TASK INSTRUCTIONS:
Reproduce all the material exactly, minus any pictures it holds.

((

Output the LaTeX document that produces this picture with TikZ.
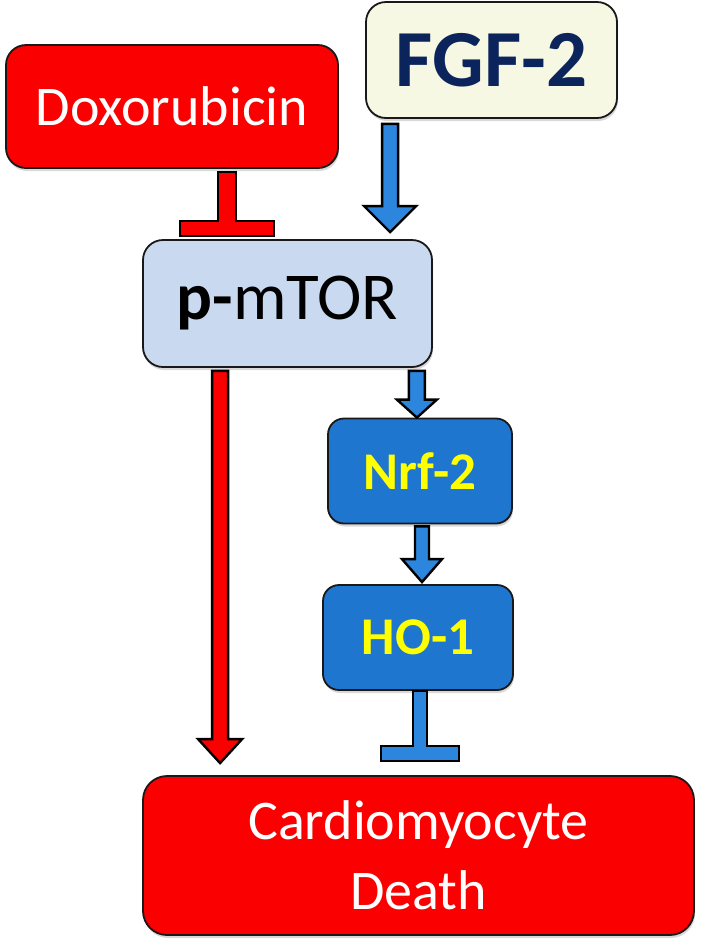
\documentclass[tikz,border=0pt]{standalone}
\usepackage{fontspec}
\setmainfont{Carlito}
\usetikzlibrary{calc, shadows}
\definecolor{boxred}{RGB}{250,0,0}
\definecolor{fgfcream}{RGB}{247,248,228}
\definecolor{fgfnavy}{RGB}{12,36,92}
\definecolor{mtorblue}{RGB}{201,218,240}
\definecolor{nrfblue}{RGB}{30,118,206}
\definecolor{arrowblue}{RGB}{44,134,222}
\definecolor{textyellow}{RGB}{255,255,0}
\tikzset{
    fatshaft/.store in=\fatshaft, fatshaft=8pt,
    fathead/.store in=\fathead, fathead=22pt,
    fatlen/.store in=\fatlen, fatlen=24pt,
    pathbox/.style={
        rectangle, rounded corners=20pt, draw=black!90, line width=1.8pt,
        inner sep=0pt, align=center,
        drop shadow={opacity=0.3, shadow xshift=1pt, shadow yshift=-3pt}
    },
    redbox/.style={
        pathbox, fill=boxred, text=white,
        font=\fontsize{56}{70}\selectfont
    },
    fgfbox/.style={
        pathbox, fill=fgfcream, text=fgfnavy,
        font=\fontsize{81}{90}\selectfont\bfseries
    },
    mtorbox/.style={
        pathbox, fill=mtorblue, text=black,
        font=\fontsize{67}{72}\selectfont
    },
    nrfbox/.style={
        pathbox, rounded corners=16pt, fill=nrfblue, text=textyellow,
        font=\fontsize{53}{60}\selectfont\bfseries
    },
    fatarrow/.style={
        draw=black, line width=2.4pt, line join=miter, fill=#1,
        to path={let \p1=(\tikztostart), \p2=(\tikztotarget) in
            (\x1-\fatshaft,\y1) -- (\x1+\fatshaft,\y1)
            -- (\x1+\fatshaft,\y2+\fatlen) -- (\x1+\fathead,\y2+\fatlen)
            -- (\x1,\y2) -- (\x1-\fathead,\y2+\fatlen)
            -- (\x1-\fatshaft,\y2+\fatlen) -- cycle}
    },
    blunt/.style={
        draw=black, line width=2.4pt, line join=miter, fill=#1,
        to path={let \p1=(\tikztostart), \p2=(\tikztotarget) in
            (\x1-\fatshaft,\y1) -- (\x1+\fatshaft,\y1)
            -- (\x1+\fatshaft,\y2+\fatlen) -- (\x1+\fathead,\y2+\fatlen)
            -- (\x1+\fathead,\y2) -- (\x1-\fathead,\y2)
            -- (\x1-\fathead,\y2+\fatlen) -- (\x1-\fatshaft,\y2+\fatlen) -- cycle}
    }
}

\begin{document}
\begin{tikzpicture}[x=1pt, y=-1pt]
\useasboundingbox (0,0) rectangle (701,946);

% Top row: stimuli
\node[redbox, minimum width=332pt, minimum height=123pt] (dox) at (172,106.5) {Doxorubicin};
\node[fgfbox, minimum width=251pt, minimum height=116pt] (fgf) at (491.5,60) {FGF-2};

% Middle: p-mTOR and the Nrf-2 / HO-1 branch
\node[mtorbox, minimum width=289pt, minimum height=127pt] (pmtor) at (287.5,303.5) {\textbf{p-}mTOR};
\node[nrfbox, minimum width=184pt, minimum height=105pt] (nrf) at (420,471) {Nrf-2};
\node[nrfbox, minimum width=190pt, minimum height=105pt] (ho) at (418,637.5) {HO-1};

% Bottom: outcome
\node[redbox, rounded corners=24pt, minimum width=551pt, minimum height=159pt] (death) at (418.5,855.5) {Cardiomyocyte\\Death};

% Activation arrows
\draw[fatarrow=arrowblue, fatshaft=8pt, fathead=26pt, fatlen=26pt]
    ([xshift=25pt,yshift=-5pt]fgf.south west) to ([yshift=7pt]pmtor.north);
\draw[fatarrow=arrowblue, fatshaft=8pt, fathead=20pt, fatlen=18pt]
    ([xshift=-16pt,yshift=-3pt]pmtor.south east) to (nrf.north);
\draw[fatarrow=arrowblue, fatshaft=7pt, fathead=20pt, fatlen=23pt]
    ([xshift=2pt,yshift=-2pt]nrf.south) to ([yshift=2pt]ho.north);
\draw[fatarrow=boxred, fatshaft=8pt, fathead=22pt, fatlen=24pt]
    ([xshift=78pt,yshift=-3pt]pmtor.south west) to ([yshift=12pt]death.north);

% Inhibition bars
\draw[blunt=boxred, fatshaft=9pt, fathead=47pt, fatlen=15pt]
    ([xshift=55pt,yshift=-3pt]dox.south) to ([yshift=3pt]pmtor.north);
\draw[blunt=arrowblue, fatshaft=7pt, fathead=39pt, fatlen=15pt]
    ([xshift=2pt]ho.south) to ([yshift=14pt]death.north);

\end{tikzpicture}
\end{document}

))

RESPONSE TO THE EXERCISE:
Output the LaTeX document that produces this picture with TikZ.
\documentclass[tikz,border=0pt]{standalone}
\usepackage{fontspec}
\setmainfont{Carlito}
\usetikzlibrary{calc, shadows}
\definecolor{boxred}{RGB}{250,0,0}
\definecolor{fgfcream}{RGB}{247,248,228}
\definecolor{fgfnavy}{RGB}{12,36,92}
\definecolor{mtorblue}{RGB}{201,218,240}
\definecolor{nrfblue}{RGB}{30,118,206}
\definecolor{arrowblue}{RGB}{44,134,222}
\definecolor{textyellow}{RGB}{255,255,0}
\tikzset{
    fatshaft/.store in=\fatshaft, fatshaft=8pt,
    fathead/.store in=\fathead, fathead=22pt,
    fatlen/.store in=\fatlen, fatlen=24pt,
    pathbox/.style={
        rectangle, rounded corners=20pt, draw=black!90, line width=1.8pt,
        inner sep=0pt, align=center,
        drop shadow={opacity=0.3, shadow xshift=1pt, shadow yshift=-3pt}
    },
    redbox/.style={
        pathbox, fill=boxred, text=white,
        font=\fontsize{56}{70}\selectfont
    },
    fgfbox/.style={
        pathbox, fill=fgfcream, text=fgfnavy,
        font=\fontsize{81}{90}\selectfont\bfseries
    },
    mtorbox/.style={
        pathbox, fill=mtorblue, text=black,
        font=\fontsize{67}{72}\selectfont
    },
    nrfbox/.style={
        pathbox, rounded corners=16pt, fill=nrfblue, text=textyellow,
        font=\fontsize{53}{60}\selectfont\bfseries
    },
    fatarrow/.style={
        draw=black, line width=2.4pt, line join=miter, fill=#1,
        to path={let \p1=(\tikztostart), \p2=(\tikztotarget) in
            (\x1-\fatshaft,\y1) -- (\x1+\fatshaft,\y1)
            -- (\x1+\fatshaft,\y2+\fatlen) -- (\x1+\fathead,\y2+\fatlen)
            -- (\x1,\y2) -- (\x1-\fathead,\y2+\fatlen)
            -- (\x1-\fatshaft,\y2+\fatlen) -- cycle}
    },
    blunt/.style={
        draw=black, line width=2.4pt, line join=miter, fill=#1,
        to path={let \p1=(\tikztostart), \p2=(\tikztotarget) in
            (\x1-\fatshaft,\y1) -- (\x1+\fatshaft,\y1)
            -- (\x1+\fatshaft,\y2+\fatlen) -- (\x1+\fathead,\y2+\fatlen)
            -- (\x1+\fathead,\y2) -- (\x1-\fathead,\y2)
            -- (\x1-\fathead,\y2+\fatlen) -- (\x1-\fatshaft,\y2+\fatlen) -- cycle}
    }
}

\begin{document}
\begin{tikzpicture}[x=1pt, y=-1pt]
\useasboundingbox (0,0) rectangle (701,946);

% Top row: stimuli
\node[redbox, minimum width=332pt, minimum height=123pt] (dox) at (172,106.5) {Doxorubicin};
\node[fgfbox, minimum width=251pt, minimum height=116pt] (fgf) at (491.5,60) {FGF-2};

% Middle: p-mTOR and the Nrf-2 / HO-1 branch
\node[mtorbox, minimum width=289pt, minimum height=127pt] (pmtor) at (287.5,303.5) {\textbf{p-}mTOR};
\node[nrfbox, minimum width=184pt, minimum height=105pt] (nrf) at (420,471) {Nrf-2};
\node[nrfbox, minimum width=190pt, minimum height=105pt] (ho) at (418,637.5) {HO-1};

% Bottom: outcome
\node[redbox, rounded corners=24pt, minimum width=551pt, minimum height=159pt] (death) at (418.5,855.5) {Cardiomyocyte\\Death};

% Activation arrows
\draw[fatarrow=arrowblue, fatshaft=8pt, fathead=26pt, fatlen=26pt]
    ([xshift=25pt,yshift=-5pt]fgf.south west) to ([yshift=7pt]pmtor.north);
\draw[fatarrow=arrowblue, fatshaft=8pt, fathead=20pt, fatlen=18pt]
    ([xshift=-16pt,yshift=-3pt]pmtor.south east) to (nrf.north);
\draw[fatarrow=arrowblue, fatshaft=7pt, fathead=20pt, fatlen=23pt]
    ([xshift=2pt,yshift=-2pt]nrf.south) to ([yshift=2pt]ho.north);
\draw[fatarrow=boxred, fatshaft=8pt, fathead=22pt, fatlen=24pt]
    ([xshift=78pt,yshift=-3pt]pmtor.south west) to ([yshift=12pt]death.north);

% Inhibition bars
\draw[blunt=boxred, fatshaft=9pt, fathead=47pt, fatlen=15pt]
    ([xshift=55pt,yshift=-3pt]dox.south) to ([yshift=3pt]pmtor.north);
\draw[blunt=arrowblue, fatshaft=7pt, fathead=39pt, fatlen=15pt]
    ([xshift=2pt]ho.south) to ([yshift=14pt]death.north);

\end{tikzpicture}
\end{document}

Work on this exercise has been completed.